The first major benefit of teaching is the addition of a new skill, aka teaching. This is certainly something you want to have if you have the dream of continuing in academia. Typically, as an academic, you’re employed and paid to do research and teaching has always been secondary to this duty. However, as times are changing, academic institutions are putting less focus on research and the introduction of pure teaching roles are coming to the fold. For these roles, there is less demand or a requirement to do research or publish, and it’s more about your contact time and the quality of your teaching.
This makes a lot of sense, as university fees continue to rise either domestically or internationally, there’s increased pressure for students to ‘get their money’s worth’. Plus, if you provide an excellent teaching experience it is likely to attract more students, enable you to charge more, and from a business-perspective, grow (whether universities should be run like a business is a topic for another day). In short, having good teaching experience and being able to practice these skills increases your options at the end of your PhD. You can apply for pure research posts, teaching positions, or a blend of the two. It also allows you to stay up to date with the current trends. In the next 10-15 years, I suspect teaching skills will be equally valuable as research skills.
However, if this isn’t your long-term ambition, I still recommend teaching. As outlined in a previous post, PhD students are often regarded to fall short on skills related to people skills, specifically managing others. By delivering lectures, seminars, or marking coursework you take up a senior role in relation to your students. This can be a really good way to demonstrate transferable skills relating to managing others and delivering feedback. If outlined properly on your CV/Résumé, it’s a really effective way to explain to an employer that you already possess managerial skills – rather than them thinking you don’t. Teaching can also come to your aid in other areas of your career post-PhD. It’s a great way to network with other academics and can set you up with a range of career options, such as consulting, coaching, and teaching in other contexts outside of academia. Moreover, teaching can also demonstrate good interpersonal and communication skills which are essential for any industry.
The second key benefit of teaching during your PhD is for your own well-being. Almost all PhD students have a habit of taking on too much work or getting bogged down in their own research. Teaching actually gives you space to get away from your PhD and do something different. This is a really important part for your PhD journey as it can give you respite and allow you to recharge. It might also have added benefits to your own research. Putting things down and picking them up again allows you to look at things in a different way or considering things you might have overlooked initially.

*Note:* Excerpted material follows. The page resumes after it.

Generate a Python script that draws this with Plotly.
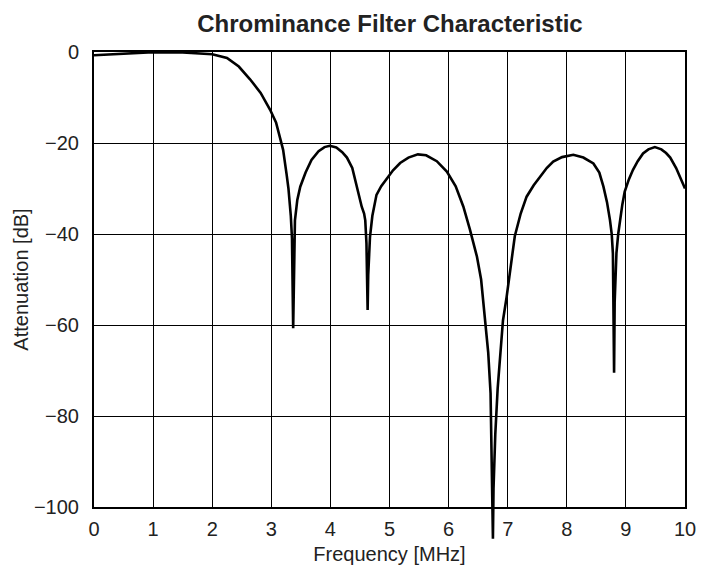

I always found it helped with my own motivation. Sometimes the best way to move forward is to put things down and stop thinking about it for a day or two. Teaching also means you can get away from your research guilt free because you’re still being productive and doing something to further your development which is essential for all PhD students. If this is something your supervisor isn’t on board with, I strongly recommend you outline the benefits of teaching – especially in the context of your long-term career goals (try to keep it academic focused, some supervisors aren’t fond of you telling them you want to work in industry).
The third and final benefit is probably a more obvious one. Money. Some PhD courses require you to teach so you’re unable to be paid for your teaching hours, some universities don’t pay their PhD students as it’s expected for PhD students to volunteer their teaching hours. For me, I was fortunate to get paid for my teaching and marking hours. As we all know, managing money during a PhD isn’t easy so this can also be a really easy and key source of generating a bit of extra cash. If your university or PhD course doesn’t pay you for teaching, I would still strongly advise you to teach. However, don’t overstretch yourself. In the first instance, get your teaching experience so you can learn and acquire the skills necessary for your own development (you never know when you might need them later). Once you feel as though you’ve ‘maxed out’ on your teaching skills, it doesn’t improve your well-being, or you’ve reached the point of diminishing returns (i.e. the opportunities to learn are diminished because you’ve learnt most things already) – stop doing it or ask to be paid. At this point, it is likely to only be a bigger burden and interfere with your PhD. If you’re teaching for no benefit, it just becomes poor time management that you could allocate to publishing, practicing self-care, or learning a different skill.
Overall, teaching in your PhD can really set you up in your career after you’ve completed your PhD. It allows you to address skill gaps in your CV/Résumé, network with others, provide psychological respite from your own PhD, and possibly support you financially. However, take this post with a pinch of salt, once you’ve learnt everything you can, and it doesn’t serve you any benefit anymore – stop doing it. You should always be prioritising your PhD, own well-being, and your personal development, period.